The very concept of what a book is has changed. (The same is true with music videos — check out Björk’s Biophelia — but that’s a topic for another day).
The very concept of what a book is has changed. (The same is true with music videos — check out Björk’s Biophelia — but that’s a topic for another day). What was a sheaf of paper pages glued and stitched together has evolved into an interactive, high-tech experience that combines images, text, animation, sound, video, touch, and more. (It’s all very “Harry Potter.”)
What hasn’t changed is the human desire to hear and tell stories . . . to be transported into other worlds of imagination and possibility. I recently watched the TED video, “Using tech to enable dreaming” by illustrator, storyteller, and iPad book creator Shilo Shiv Suleman. When Shuleman first experienced the iPad, she saw it as a storytelling device that could connect readers all around the world. In this video, she shows off her latest storybook creation, an interactive fantasy adventure called Khoya.
In Khoya, you (the reader? user? player? actor?) type in your name and become a character in the story. Using the iPad’s location services, the app knows where in the world you are. You tilt your iPad to let glowing fireflies out of a jar and they illuminate your way through the story. Maps guide you; they change and grow, revealing more detail as the story unfolds. At one point in the story, the screen fills with images of leaves and you are instructed to blow against the iPad’s microphone to push the leaves away. At another point you are asked to go outside and use the iPad’s camera to take pictures of items in the natural world (e.g., flowers and bark). These photos become part of your version of the book. You can upload your collection of photographs to a social network of other Khoya readers from around the world.
Imagine This
As I watched this video I thought about the extraordinary possibilities for data storytelling. A big part of decision making is persuading others to get on board. Sometimes hard data is enough to convince people; often it isn’t. Qualitative inputs are also important — other peoples’ opinions, questions, perspectives, and experiences. Very often, decisions have a strong emotional component.
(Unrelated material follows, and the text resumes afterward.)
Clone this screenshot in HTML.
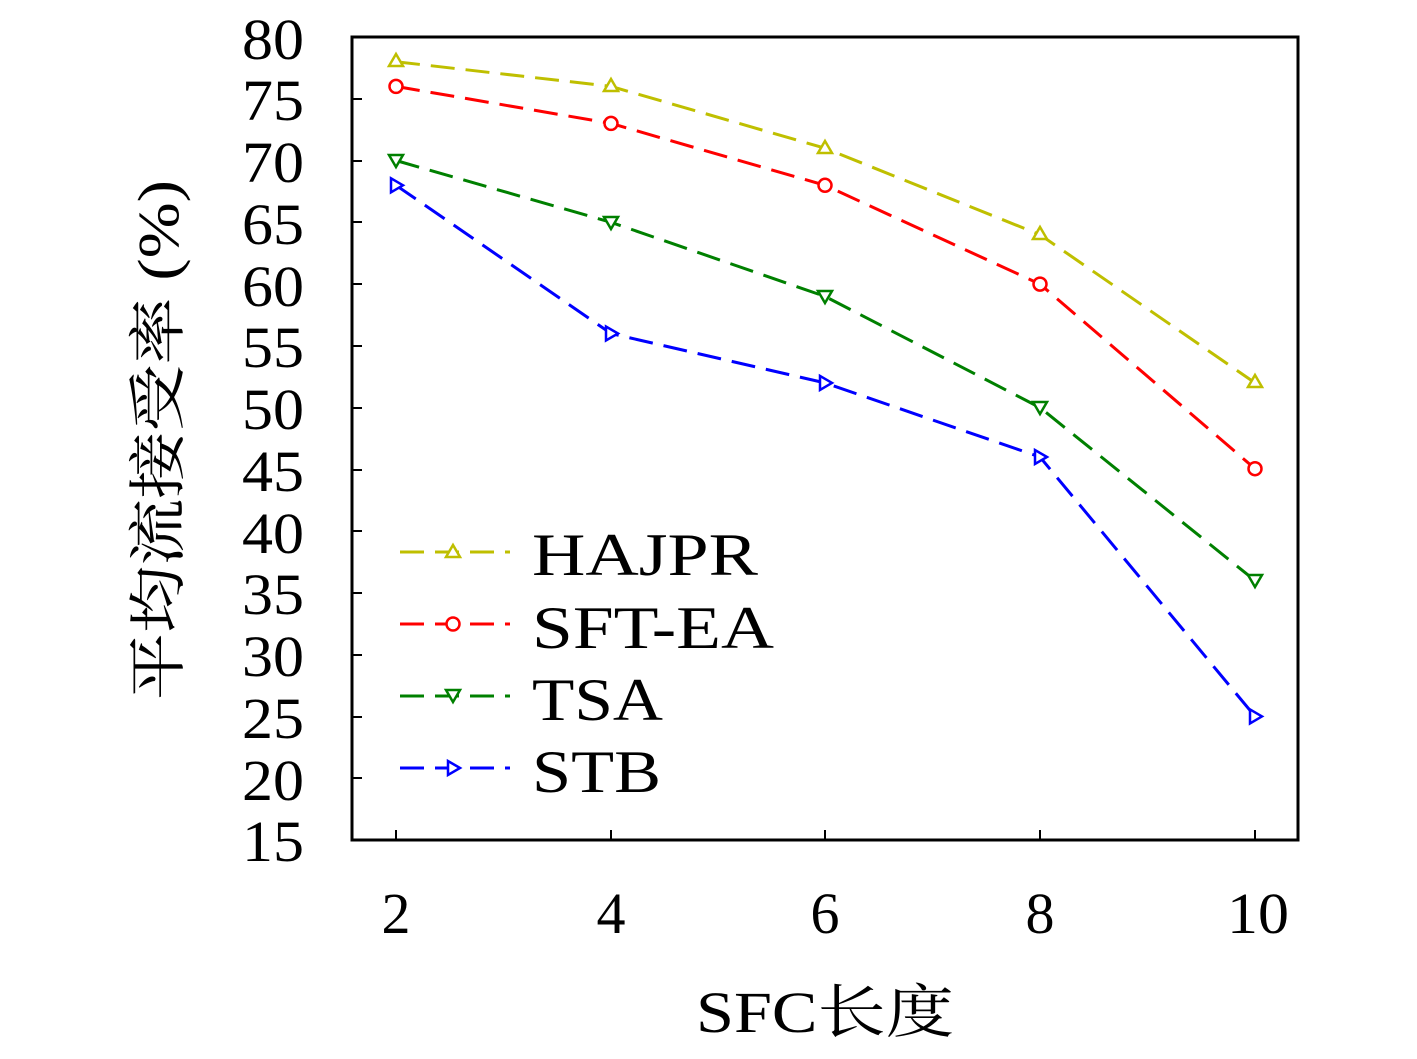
<!DOCTYPE html>
<html><head><meta charset="utf-8"><style>body{margin:0;background:#fff}</style></head><body>
<svg width="1417" height="1054" xmlns="http://www.w3.org/2000/svg" font-family="'Liberation Serif','Noto Serif CJK SC',serif">
<rect width="1417" height="1054" fill="#fff"/>
<g stroke="#000" stroke-width="2">
<line x1="396" y1="840" x2="396" y2="830"/><line x1="611" y1="840" x2="611" y2="830"/><line x1="825" y1="840" x2="825" y2="830"/><line x1="1040" y1="840" x2="1040" y2="830"/><line x1="1255" y1="840" x2="1255" y2="830"/>
<line x1="352" y1="37" x2="362" y2="37"/><line x1="352" y1="99" x2="362" y2="99"/><line x1="352" y1="161" x2="362" y2="161"/><line x1="352" y1="222" x2="362" y2="222"/><line x1="352" y1="284" x2="362" y2="284"/><line x1="352" y1="346" x2="362" y2="346"/><line x1="352" y1="408" x2="362" y2="408"/><line x1="352" y1="470" x2="362" y2="470"/><line x1="352" y1="531" x2="362" y2="531"/><line x1="352" y1="593" x2="362" y2="593"/><line x1="352" y1="655" x2="362" y2="655"/><line x1="352" y1="717" x2="362" y2="717"/><line x1="352" y1="778" x2="362" y2="778"/><line x1="352" y1="840" x2="362" y2="840"/>
</g>
<g font-size="58" text-anchor="end">
<text x="304" y="59" textLength="62" lengthAdjust="spacingAndGlyphs">80</text><text x="304" y="120" textLength="62" lengthAdjust="spacingAndGlyphs">75</text><text x="304" y="182" textLength="62" lengthAdjust="spacingAndGlyphs">70</text><text x="304" y="244" textLength="62" lengthAdjust="spacingAndGlyphs">65</text><text x="304" y="306" textLength="62" lengthAdjust="spacingAndGlyphs">60</text><text x="304" y="367" textLength="62" lengthAdjust="spacingAndGlyphs">55</text><text x="304" y="429" textLength="62" lengthAdjust="spacingAndGlyphs">50</text><text x="304" y="491" textLength="62" lengthAdjust="spacingAndGlyphs">45</text><text x="304" y="553" textLength="62" lengthAdjust="spacingAndGlyphs">40</text><text x="304" y="614" textLength="62" lengthAdjust="spacingAndGlyphs">35</text><text x="304" y="676" textLength="62" lengthAdjust="spacingAndGlyphs">30</text><text x="304" y="738" textLength="62" lengthAdjust="spacingAndGlyphs">25</text><text x="304" y="800" textLength="62" lengthAdjust="spacingAndGlyphs">20</text><text x="304" y="861" textLength="62" lengthAdjust="spacingAndGlyphs">15</text>
</g>
<g font-size="58" text-anchor="middle">
<text x="396" y="933">2</text><text x="611" y="933">4</text><text x="825" y="933">6</text><text x="1040" y="933">8</text><text x="1258" y="933" textLength="62" lengthAdjust="spacingAndGlyphs">10</text>
<text x="825" y="1032" textLength="258" lengthAdjust="spacingAndGlyphs">SFC长度</text>
<text transform="translate(178,440) rotate(-90)" textLength="520" lengthAdjust="spacingAndGlyphs">平均流接受率 (%)</text>
</g>
<g fill="none" stroke-width="3" stroke-dasharray="24,11">
<polyline stroke="#bfbf00" points="396,61.7 611,86.4 825,148.2 1040,234.7 1255,382.9"/>
<polyline stroke="#ff0000" points="396,86.4 611,123.4 825,185.3 1040,284.1 1255,468.7"/>
<polyline stroke="#008000" points="396,160.5 611,222.3 825,296.4 1040,407.6 1255,580.6"/>
<polyline stroke="#0000ff" points="396,185.3 611,333.5 825,382.9 1040,457.0 1255,716.4"/>
</g>
<g fill="#fff" stroke-width="2.5">
<g stroke="#bfbf00"><path d="M396,54 l7,12 h-14z"/><path d="M611,79 l7,12 h-14z"/><path d="M825,141 l7,12 h-14z"/><path d="M1040,227 l7,12 h-14z"/><path d="M1255,375 l7,12 h-14z"/></g>
<g stroke="#ff0000"><circle cx="396" cy="86.4" r="6.5"/><circle cx="611" cy="123.4" r="6.5"/><circle cx="825" cy="185.3" r="6.5"/><circle cx="1040" cy="284.1" r="6.5"/><circle cx="1255" cy="468.7" r="6.5"/></g>
<g stroke="#008000"><path d="M396,167 l7,-12 h-14z"/><path d="M611,229 l7,-12 h-14z"/><path d="M825,303 l7,-12 h-14z"/><path d="M1040,414 l7,-12 h-14z"/><path d="M1255,587 l7,-12 h-14z"/></g>
<g stroke="#0000ff"><path d="M403,185.3 l-12,-7 v14z"/><path d="M618,333.5 l-12,-7 v14z"/><path d="M832,382.9 l-12,-7 v14z"/><path d="M1047,457 l-12,-7 v14z"/><path d="M1262,716.4 l-12,-7 v14z"/></g>
</g>
<g stroke-width="3" stroke-dasharray="24,11">
<line x1="400" y1="552" x2="510" y2="552" stroke="#bfbf00"/>
<line x1="400" y1="624" x2="510" y2="624" stroke="#ff0000"/>
<line x1="400" y1="696" x2="510" y2="696" stroke="#008000"/>
<line x1="400" y1="768" x2="510" y2="768" stroke="#0000ff"/>
</g>
<g fill="#fff" stroke-width="2.5">
<path d="M453,545 l7,12 h-14z" stroke="#bfbf00"/>
<circle cx="453" cy="624" r="6.5" stroke="#ff0000"/>
<path d="M453,702 l7,-12 h-14z" stroke="#008000"/>
<path d="M460,768 l-12,-7 v14z" stroke="#0000ff"/>
</g>
<g font-size="60">
<text x="532" y="575" textLength="226" lengthAdjust="spacingAndGlyphs">HAJPR</text><text x="532" y="648" textLength="242" lengthAdjust="spacingAndGlyphs">SFT-EA</text><text x="532" y="720" textLength="131" lengthAdjust="spacingAndGlyphs">TSA</text><text x="532" y="792" textLength="129" lengthAdjust="spacingAndGlyphs">STB</text>
</g>
<rect x="352" y="37" width="946" height="803" fill="none" stroke="#000" stroke-width="3"/>
</svg>
</body></html>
How much easier would it be to persuade others to support a decision, join a cause, or champion a needed change if you could tell compelling stories about the data?
The fantasy aspects of Khoya aside, imagine incorporating some of its storytelling power into your presentations at work. Imaging inviting your management team to an important decision-making meeting. You ask them to point their iPads to a server where they interact with a data storytelling app. A map guides them through a series of data visualizations. They can easily change the charts and “data pictures” on the fly to view the data in ways that make sense to them.
At each transition in your presentation, you give them the code (“Tap twice on the image of the power plant”) to enable them to unlock the next “chapter” in your data story. With the app you are able to guide them through your discoveries and recommendations. They pass their iPads from one person to another as the conversation flows and they come up with insights. The managers in the meeting feel connected to the data and emotionally involved in the decision. You have won them over.